Num ponto, a história dos dois polícias bate certo: Paulino, natural de Angola, perdeu um voo para a Holanda e ficou abespinhado. “Eu diria transtornado”, começa por contar o agente Paulo à juíza, apresentando-se como “o primeiro” a abordar o suposto injuriador-em-série, depois de ter sido chamado pelos seguranças do aeroporto para se ocupar do caso de um passageiro que estaria há horas a insultar pessoas na zona do check-in. 

“Quando lá cheguei, ele estava sentado no chão junto a um painel informativo e eu perguntei se precisava de ajuda”, continua o polícia. 

“E ele, o que respondeu?”, pergunta a juíza.

“Disse-me assim: não tens nada a ver com isso, branco do caralho. E depois ainda disse mais coisas, para mim e para os reforços que entretanto chegaram. Disse-nos que éramos uns colonos, uns brancos de merda que não cumprem a lei e uns filhos da puta”. Segundo a versão de Paulo, depois de algemado, Paulino terá continuado a lengalenga, instalado no banco de trás do carro patrulha, a caminho da esquadra. “Esta merda pertence a Angola”, terá dito várias vezes aos agentes. Depois, já nas instalações da polícia, quando lhe ofereceram o que comer, ter-se-á limitado a responder:  “Não como comida de brancos”. 

O agente – que se diz “atingido na honra e dignidade profissional e pessoal” por causa dos insultos – continua a desfiar a história: “O discurso dele era profundamente irracional. De início pensei que estivesse bêbedo, mas como não cheirava, passei a suspeitar que tivesse ingerido droga, alucinógenea ou assim. Até porque, algum tempo depois, começou a chorar e a dizer que tinha pais e que os pais tinham nome de brancos. E ia adormecendo de vez em quando. Depois acordava. Parecia não ter dormido bem e tinha a boca seca”. 

Ao fim de uns minutos, a juíza despacha o primeiro polícia e manda entrar o segundo. “O senhor tinha um voo que saía por volta das 9h40 e prontos… pediu-nos ajuda, no terminal 2, quando estávamos no giro. Estava agitado e perdido por se ter apercebido que tinha perdido o avião e nós fomos com ele à área de check-in ver o que ele podia fazer em relação a isso”, começa por contar o agente João. A juíza franze o sobrolho. “Estamos a falar de uma pessoa chamada Paulino?”, pergunta, incrédula. “Sim, era esse o nome”, confirma o polícia. 

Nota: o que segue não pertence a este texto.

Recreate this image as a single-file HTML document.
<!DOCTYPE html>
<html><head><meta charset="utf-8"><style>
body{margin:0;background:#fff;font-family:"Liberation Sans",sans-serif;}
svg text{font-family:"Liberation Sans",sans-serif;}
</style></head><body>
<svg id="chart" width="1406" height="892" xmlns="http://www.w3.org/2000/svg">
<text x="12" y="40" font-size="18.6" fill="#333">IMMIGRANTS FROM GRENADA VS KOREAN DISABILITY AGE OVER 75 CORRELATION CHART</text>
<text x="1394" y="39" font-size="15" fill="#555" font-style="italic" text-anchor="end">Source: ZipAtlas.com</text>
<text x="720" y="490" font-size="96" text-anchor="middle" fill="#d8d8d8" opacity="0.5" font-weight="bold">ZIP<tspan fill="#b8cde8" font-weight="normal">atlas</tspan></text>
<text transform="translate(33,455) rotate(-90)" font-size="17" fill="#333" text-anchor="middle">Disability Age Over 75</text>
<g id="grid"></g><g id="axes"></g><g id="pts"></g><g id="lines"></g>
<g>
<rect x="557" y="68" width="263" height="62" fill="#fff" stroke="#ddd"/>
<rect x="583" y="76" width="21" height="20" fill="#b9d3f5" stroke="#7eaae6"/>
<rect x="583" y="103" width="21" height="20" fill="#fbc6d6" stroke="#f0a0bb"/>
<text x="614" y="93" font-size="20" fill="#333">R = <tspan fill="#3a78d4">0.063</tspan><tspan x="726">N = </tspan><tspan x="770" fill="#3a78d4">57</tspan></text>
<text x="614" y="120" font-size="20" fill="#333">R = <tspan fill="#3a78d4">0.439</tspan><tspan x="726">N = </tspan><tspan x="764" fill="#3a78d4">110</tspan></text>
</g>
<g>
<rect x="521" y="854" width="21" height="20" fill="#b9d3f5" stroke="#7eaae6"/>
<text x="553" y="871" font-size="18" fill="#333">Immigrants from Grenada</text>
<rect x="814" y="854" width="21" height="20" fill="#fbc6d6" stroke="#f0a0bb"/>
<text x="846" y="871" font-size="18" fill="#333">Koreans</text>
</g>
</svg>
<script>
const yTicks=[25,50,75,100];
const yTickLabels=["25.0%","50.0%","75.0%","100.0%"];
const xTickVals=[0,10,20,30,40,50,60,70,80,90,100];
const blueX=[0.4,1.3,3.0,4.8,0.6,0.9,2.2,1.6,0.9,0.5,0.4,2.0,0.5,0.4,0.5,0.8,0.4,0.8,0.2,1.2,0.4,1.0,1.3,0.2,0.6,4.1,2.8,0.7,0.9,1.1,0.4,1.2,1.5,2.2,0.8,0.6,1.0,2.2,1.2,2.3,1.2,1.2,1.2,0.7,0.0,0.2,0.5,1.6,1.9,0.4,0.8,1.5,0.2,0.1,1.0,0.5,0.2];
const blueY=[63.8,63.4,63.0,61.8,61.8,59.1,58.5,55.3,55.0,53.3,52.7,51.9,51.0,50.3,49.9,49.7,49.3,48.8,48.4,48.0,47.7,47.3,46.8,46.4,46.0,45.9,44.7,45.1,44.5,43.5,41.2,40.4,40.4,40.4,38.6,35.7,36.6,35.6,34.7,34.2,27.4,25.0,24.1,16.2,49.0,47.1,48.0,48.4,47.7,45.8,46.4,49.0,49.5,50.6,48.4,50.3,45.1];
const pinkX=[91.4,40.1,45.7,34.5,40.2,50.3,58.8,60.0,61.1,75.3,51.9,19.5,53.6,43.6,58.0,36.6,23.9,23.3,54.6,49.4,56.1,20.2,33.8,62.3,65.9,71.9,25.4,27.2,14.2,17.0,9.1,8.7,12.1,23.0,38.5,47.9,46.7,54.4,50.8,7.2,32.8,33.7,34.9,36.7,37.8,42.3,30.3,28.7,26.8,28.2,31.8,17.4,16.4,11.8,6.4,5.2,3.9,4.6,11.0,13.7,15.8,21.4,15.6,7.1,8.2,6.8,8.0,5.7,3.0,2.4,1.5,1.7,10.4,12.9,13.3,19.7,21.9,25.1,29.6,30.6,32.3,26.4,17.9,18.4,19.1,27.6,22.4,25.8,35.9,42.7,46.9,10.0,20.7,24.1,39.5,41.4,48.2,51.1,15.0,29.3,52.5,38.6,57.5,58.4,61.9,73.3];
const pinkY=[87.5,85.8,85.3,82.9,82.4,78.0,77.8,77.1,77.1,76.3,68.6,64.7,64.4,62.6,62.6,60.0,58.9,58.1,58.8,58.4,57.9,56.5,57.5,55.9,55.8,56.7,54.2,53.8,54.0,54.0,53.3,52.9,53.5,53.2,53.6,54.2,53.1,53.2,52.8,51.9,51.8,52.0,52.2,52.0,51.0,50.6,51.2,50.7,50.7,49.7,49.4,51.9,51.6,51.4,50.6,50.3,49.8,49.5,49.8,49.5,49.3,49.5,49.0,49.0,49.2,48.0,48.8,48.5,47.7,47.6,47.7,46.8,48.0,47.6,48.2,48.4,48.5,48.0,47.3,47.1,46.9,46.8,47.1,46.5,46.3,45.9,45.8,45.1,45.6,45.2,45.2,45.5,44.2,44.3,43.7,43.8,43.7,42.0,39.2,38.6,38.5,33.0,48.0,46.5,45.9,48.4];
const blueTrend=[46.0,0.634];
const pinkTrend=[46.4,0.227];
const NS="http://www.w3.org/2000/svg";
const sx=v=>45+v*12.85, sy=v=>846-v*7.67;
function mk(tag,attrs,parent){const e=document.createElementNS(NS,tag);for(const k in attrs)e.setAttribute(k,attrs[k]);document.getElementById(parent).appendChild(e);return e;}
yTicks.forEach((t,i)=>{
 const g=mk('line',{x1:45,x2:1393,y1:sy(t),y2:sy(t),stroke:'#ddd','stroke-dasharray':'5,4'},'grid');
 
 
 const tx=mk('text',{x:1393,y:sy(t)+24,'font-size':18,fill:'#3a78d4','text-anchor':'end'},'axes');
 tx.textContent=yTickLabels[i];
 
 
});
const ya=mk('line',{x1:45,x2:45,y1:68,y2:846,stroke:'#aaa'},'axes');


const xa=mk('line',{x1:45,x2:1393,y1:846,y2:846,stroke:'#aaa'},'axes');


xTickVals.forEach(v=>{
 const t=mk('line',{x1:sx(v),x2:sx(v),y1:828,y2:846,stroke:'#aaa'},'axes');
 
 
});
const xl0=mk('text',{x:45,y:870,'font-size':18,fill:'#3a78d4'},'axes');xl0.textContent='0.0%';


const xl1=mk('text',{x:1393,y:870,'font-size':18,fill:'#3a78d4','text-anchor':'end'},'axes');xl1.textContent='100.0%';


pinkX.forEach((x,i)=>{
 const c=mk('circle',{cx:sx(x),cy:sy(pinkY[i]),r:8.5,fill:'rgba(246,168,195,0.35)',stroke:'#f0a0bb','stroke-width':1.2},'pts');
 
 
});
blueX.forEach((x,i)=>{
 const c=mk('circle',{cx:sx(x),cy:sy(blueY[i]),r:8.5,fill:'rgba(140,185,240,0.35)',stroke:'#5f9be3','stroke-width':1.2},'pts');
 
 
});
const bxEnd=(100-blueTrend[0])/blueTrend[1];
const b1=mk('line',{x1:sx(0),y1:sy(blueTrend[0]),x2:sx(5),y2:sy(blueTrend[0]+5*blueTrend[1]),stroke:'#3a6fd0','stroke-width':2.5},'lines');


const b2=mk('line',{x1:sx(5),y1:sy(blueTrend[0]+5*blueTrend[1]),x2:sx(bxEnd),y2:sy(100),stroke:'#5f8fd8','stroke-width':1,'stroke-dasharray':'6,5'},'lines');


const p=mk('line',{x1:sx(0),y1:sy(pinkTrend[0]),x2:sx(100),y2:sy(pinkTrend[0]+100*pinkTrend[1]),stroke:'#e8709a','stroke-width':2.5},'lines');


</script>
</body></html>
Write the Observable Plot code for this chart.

“Então… mas não notou nada de estranho no comportamento dele?”

“Foi sempre cordial, ainda que  tenha dito qualquer coisa sobre colonos, mas eu não liguei, achei que fosse do cansaço”.

“Ouça lá… mas a dada altura não pediram reforços para lidar com ele?”

“Eu aí, senhora juíza… é assim… da minha parte, relativamente ao cidadão Paulino, ele aceitou a ajuda que lhe foi dada.”

“Não assistiu a nada de anormal?”

“Não. Eu sou uma pessoa muito paciente, sabe?”

“E isso faz toda a diferença, não é, senhor agente?”

“Sim, já levo 27 anos disto.”

“Parabenizo-o por essa postura”, diz a juíza, antes de mandar o agente João embora e se preparar para ler a sentença. Antes, o procurador do Ministério Público diz ter ficado convencido de que Paulino teve uma “conduta malcriada”. E deixa uma advertência no ar: “É verdade que alguns agentes não são tão suscetíveis quanto outros, mas seja como for… é crime injuriar a polícia e, por isso, o arguido deve ser condenado”. 

Logo a seguir, o advogado de defesa informa a juíza que o arguido “manda dizer” que está bastante arrependido: “Reconhece e pede desculpa. Houve um transtorno grande por ter perdido o avião e teve de lidar com uma série de problemas com as bagagens. E devido ao cansaço, alguns recalcamentos psicológicos vieram ao de cima. Teve, simplesmente, um dia idiota em que tudo correu mal”. 

“Se o senhor agente Paulo se sentiu ofendido pelos insultos, o senhor agente João parece ter estado noutro planeta e faz uma descrição completamente diferente”, constata a juíza, num tom algo irónico, antes de condenar Paulino à pena mínima: uma multa de 100 euros.